Pero no hubo forma de convencer al anciano.
—Obika comerá por los dos.
—La gallina no come de las entrañas de una cabra —dijo el otro, pero el anciano se negó otra vez.
El mensajero regresó con una lámpara de aceite de palma y Ezeulu le dio las gracias.
Cuando el cabo Matthew Nweke, que había ido a Umuaro con otro policía, regresó a su casa, se encontró a sus mujeres llorando en silencio y a una multitud de gente en su vivienda de una sola habitación. Se asustó y pensó en su hijito, que tenía sarampión. Se precipitó hacia la esterilla donde yacía y lo tocó; estaba completamente espabilado.
—¿Qué pasa? —preguntó a continuación.
Nadie decía una palabra. El cabo, a quien llamaban capo, se volvió hacia uno de los policías que estaban allí y le dirigió la pregunta. El hombre carraspeó y le contó que no esperaban verlos vivos a él ni a su compañero, especialmente porque el hombre al que debían detener había llegado por su cuenta. El capo quería explicarle que se habían cruzado, pero el otro no le dejó. Continuó hablando sin parar y dio un parte completo de todo lo que había pasado desde por la mañana, y terminó con las últimas noticias del hospital de Nkisa y el anuncio de que el capitán Winterbottom no vería el amanecer.
En aquel momento entró John Nwodika.
—Pero ¿tú no te encontrabas mal esta mañana? —preguntó el capo.
—Eso es lo que he venido a contarte. La enfermedad fue una advertencia del sumo sacerdote. Me alegro de haberla escuchado; si no, estaríamos contando ahora otra historia.
Entonces John les explicó cómo el sumo sacerdote ya estaba al corriente de la enfermedad de Winterbottom antes de que nadie se lo contara.
—¿Qué ha dicho? —preguntaron una o dos personas a la vez.
—Ha dicho lo siguiente: «Si está enfermo, sanará». No sé lo que ha querido decir, pero me pareció notarle un retintín de burla en la voz.
Al principio, al capo Matthew Nweke no le preocupó demasiado. Tenía una protección personal fuerte que un gran dibia de su pueblo le había preparado durante su último permiso. Pero al oír más cosas sobre Ezeulu empezó a sentirse más inseguro. Al final le hizo una consulta rápida al policía que le había acompañado a Umuaro y decidieron que, para estar tranquilos, debían ir a ver a algún dibia local inmediatamente. Llegaron a la casa del hombre pasadas las diez y media de la noche. En el pueblo se le conocía como «el Arco que Tira al Cielo».
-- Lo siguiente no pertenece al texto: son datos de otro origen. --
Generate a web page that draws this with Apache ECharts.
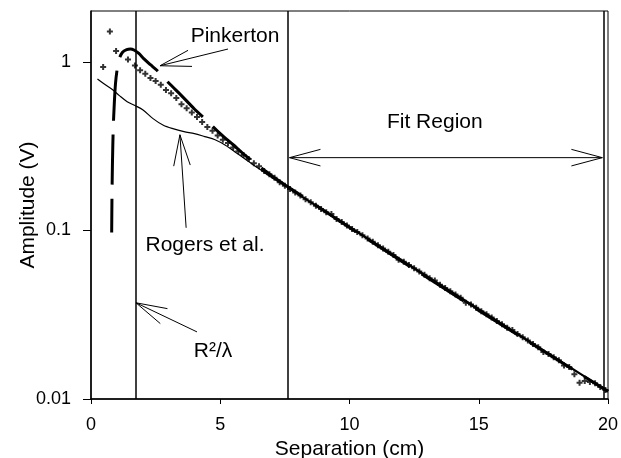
<!DOCTYPE html>
<html>
<head>
<meta charset="utf-8">
<script src="https://cdn.jsdelivr.net/npm/echarts@6/dist/echarts.min.js"></script>
<style>
  html, body { margin: 0; padding: 0; background: #fff; }
  #chart { width: 621px; height: 458px; }
</style>
</head>
<body>
<div id="chart"></div>
<script>
// Measured amplitude versus transmitter/receiver separation
const measuredX = [0.47, 0.73, 0.97, 1.43,
  1.7, 1.9, 2.1, 2.3, 2.5, 2.7, 2.9, 3.1, 3.3, 3.5, 3.7, 3.9, 4.1, 4.3, 4.5, 4.7, 4.9,
  5.1, 5.3, 5.5, 5.7, 5.9, 6.1, 6.3, 6.5, 6.7, 6.9, 7.1, 7.3, 7.5,
  7.7, 7.9, 8.1, 8.3, 8.5, 8.7, 8.9, 9.1, 9.3, 9.5, 9.7, 9.9,
  10.1, 10.3, 10.5, 10.7, 10.9, 11.1, 11.3, 11.5, 11.7, 11.9,
  12.1, 12.3, 12.5, 12.7, 12.9, 13.1, 13.3, 13.5, 13.7, 13.9,
  14.1, 14.3, 14.5, 14.7, 14.9, 15.1, 15.3, 15.5, 15.7, 15.9,
  16.1, 16.3, 16.5, 16.7, 16.9, 17.1, 17.3, 17.5, 17.7, 17.9,
  18.1, 18.3, 18.5, 18.7, 18.9, 19.1, 19.3, 19.5, 19.7, 19.9];
const measuredV = [0.93, 1.51, 1.16, 1.03,
  0.95, 0.89, 0.85, 0.80, 0.77, 0.73, 0.68, 0.65, 0.61, 0.56, 0.53, 0.50, 0.47, 0.44, 0.41, 0.39, 0.365,
  0.345, 0.33, 0.31, 0.295, 0.28, 0.265, 0.25, 0.24, 0.225, 0.215, 0.205, 0.193, 0.184,
  0.176, 0.168, 0.161, 0.153, 0.147, 0.140, 0.134, 0.128, 0.125, 0.117, 0.112, 0.107,
  0.102, 0.0978, 0.0935, 0.0894, 0.0855, 0.0817, 0.0781, 0.0747, 0.0714, 0.0670,
  0.0652, 0.0624, 0.0596, 0.0570, 0.0545, 0.0521, 0.0505, 0.0476, 0.0455, 0.0435,
  0.0416, 0.0398, 0.0372, 0.0364, 0.0348, 0.0332, 0.0318, 0.0304, 0.0290, 0.0278,
  0.0265, 0.0257, 0.0243, 0.0232, 0.0222, 0.0212, 0.0203, 0.0190, 0.0185, 0.0177,
  0.0170, 0.0158, 0.0155, 0.0140, 0.0125, 0.0128, 0.0126, 0.0124, 0.0118, 0.0113];

// Pinkerton near-field model
const pinkertonX = [0.80, 0.81, 0.83, 0.86, 0.90, 0.95, 1.02, 1.10, 1.22, 1.38, 1.52, 1.68, 1.85, 2.05, 2.3, 2.55,
  3.0, 3.5, 4.0, 4.5, 5.0, 5.5, 6.0, 6.5, 7.0, 7.6, 10, 15, 20];
const pinkertonV = [0.097, 0.15, 0.25, 0.40, 0.56, 0.75, 0.92, 1.05, 1.14, 1.18, 1.19, 1.17, 1.12, 1.04, 0.96, 0.89,
  0.75, 0.63, 0.525, 0.445, 0.375, 0.322, 0.276, 0.24, 0.21, 0.182, 0.104, 0.0335, 0.0111];

// Rogers et al. model
const rogersX = [0.25, 0.5, 0.85, 1.1, 1.4, 1.7, 2.0, 2.4, 2.8, 3.2, 3.6, 4.0, 4.4, 4.8, 5.2, 5.6, 6.0, 6.5, 7.0, 7.6, 10, 15, 20];
const rogersV = [0.79, 0.74, 0.68, 0.63, 0.58, 0.55, 0.52, 0.46, 0.42, 0.40, 0.385, 0.375, 0.36, 0.345, 0.32, 0.29, 0.262, 0.232, 0.205, 0.18, 0.104, 0.0335, 0.0111];

// Exponential fit over the fit region
const fitX = [7.6, 20];
const fitV = [0.18, 0.0111];

// Vertical reference lines: R^2/lambda, start and end of fit region
const markerLinesX = [1.74, 7.62, 19.85];

const xTicks = [0, 5, 10, 15, 20];
const yTicks = [0.01, 0.1, 1];

const FONT = '"Liberation Sans", Arial, sans-serif';
const pairs = (xs, vs) => xs.map((x, i) => [x, vs[i]]);

const chart = echarts.init(document.getElementById('chart'), null, { renderer: 'canvas' });

chart.setOption({
  animation: false,
  backgroundColor: '#fff',
  grid: { left: 91, right: 13, top: 11, bottom: 59, containLabel: false, outerBoundsMode: 'none',
    show: true, borderColor: '#000', borderWidth: 1, backgroundColor: 'transparent' },
  xAxis: {
    type: 'value', min: 0, max: 20, interval: 5,
    name: 'Separation (cm)', nameLocation: 'middle', nameGap: 33,
    nameTextStyle: { fontSize: 21, color: '#000', fontFamily: FONT },
    axisLine: { show: true, lineStyle: { color: '#000', width: 1.5 } },
    axisTick: { show: true, inside: false, length: 5, lineStyle: { color: '#000', width: 1 }, customValues: xTicks },
    axisLabel: { fontSize: 18, color: '#000', fontFamily: FONT, margin: 17, customValues: xTicks },
    splitLine: { show: false }
  },
  yAxis: {
    type: 'log', logBase: 10, min: 0.01, max: 2,
    name: 'Amplitude (V)', nameLocation: 'middle', nameGap: 52, nameRotate: 90, nameMoveOverlap: false,
    nameTextStyle: { fontSize: 21, color: '#000', fontFamily: FONT },
    axisLine: { show: true, lineStyle: { color: '#000', width: 1.5 } },
    axisTick: { show: true, inside: false, length: 8, lineStyle: { color: '#000', width: 1 }, customValues: yTicks },
    axisLabel: { fontSize: 18, color: '#000', fontFamily: FONT, margin: 20, customValues: yTicks,
      formatter: v => String(+v.toPrecision(3)) },
    splitLine: { show: false },
    minorTick: { show: false }
  },
  series: [
    {
      name: 'Rogers et al.', type: 'line', data: pairs(rogersX, rogersV),
      symbol: 'none', smooth: 0.3, lineStyle: { color: '#000', width: 1.2 }, z: 3
    },
    {
      name: 'Pinkerton', type: 'line', data: pairs(pinkertonX, pinkertonV),
      symbol: 'none', smooth: 0.3, lineStyle: { color: '#000', width: 3, type: [50, 14], dashOffset: 16 }, z: 4
    },
    {
      name: 'Fit', type: 'line', data: pairs(fitX, fitV),
      symbol: 'none', lineStyle: { color: '#000', width: 2 }, z: 4,
      markLine: {
        silent: true, symbol: ['none', 'none'], label: { show: false },
        lineStyle: { color: '#000', width: 1.5, type: 'solid' },
        data: markerLinesX.map(x => ({ xAxis: x }))
      }
    },
    {
      name: 'Measured', type: 'scatter', data: pairs(measuredX, measuredV),
      symbol: 'path://M2,0H4V2H6V4H4V6H2V4H0V2H2Z', symbolSize: 6,
      itemStyle: { color: '#000' }, z: 5
    }
  ]
});

// Annotation arrows and labels, anchored in data coordinates
const px = (x, v) => chart.convertToPixel({ gridIndex: 0 }, [x, v]);
const lineStyle = { stroke: '#000', lineWidth: 1 };

function barbs(tip, toward, len = 32, half = 15 * Math.PI / 180) {
  const a = Math.atan2(toward[1] - tip[1], toward[0] - tip[0]);
  const b1 = [tip[0] + len * Math.cos(a - half), tip[1] + len * Math.sin(a - half)];
  const b2 = [tip[0] + len * Math.cos(a + half), tip[1] + len * Math.sin(a + half)];
  return { type: 'polyline', shape: { points: [b1, tip, b2] }, style: lineStyle, z: 10 };
}
function shaft(p, q) {
  return { type: 'line', shape: { x1: p[0], y1: p[1], x2: q[0], y2: q[1] }, style: lineStyle, z: 10 };
}
function arrow(tipData, tailData) {
  const tip = px(...tipData), tail = px(...tailData);
  return [shaft(tip, tail), barbs(tip, tail)];
}
function label(text, at) {
  const p = px(...at);
  return { type: 'text', x: p[0], y: p[1], z: 10,
    style: { text, fill: '#000', fontSize: 21, fontFamily: FONT, align: 'center', verticalAlign: 'middle' } };
}

const fitL = px(7.68, 0.27), fitR = px(19.78, 0.27);
chart.setOption({
  graphic: [
    ...arrow([2.67, 0.947], [5.3, 1.19]),
    ...arrow([3.44, 0.369], [3.68, 0.1036]),
    ...arrow([1.74, 0.0372], [4.1, 0.025]),
    shaft(fitL, fitR), barbs(fitL, fitR), barbs(fitR, fitL),
    label('Pinkerton', [5.57, 1.41]),
    label('Fit Region', [13.3, 0.44]),
    label('Rogers et al.', [4.41, 0.0822]),
    label('R²/λ', [4.72, 0.0193])
  ]
});
</script>
</body>
</html>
En cuanto llegaron les explicó el objeto de su misión.
—Habéis hecho bien en venir a mí de inmediato, porque ciertamente os habéis metido en la boca de un leopardo. Pero hay algo más grande que un leopardo. Por eso os doy la bienvenida, porque habéis llegado a un refugio seguro.
Les dijo que no debían comer nada que hubieran traído de Umuaro. Debían traer los dos gallos y el dinero para el sacrificio, que llevarían y depositarían en el camino. Para lo que ya habían comido les dio una poción para beber y también para mezclar con el agua del baño.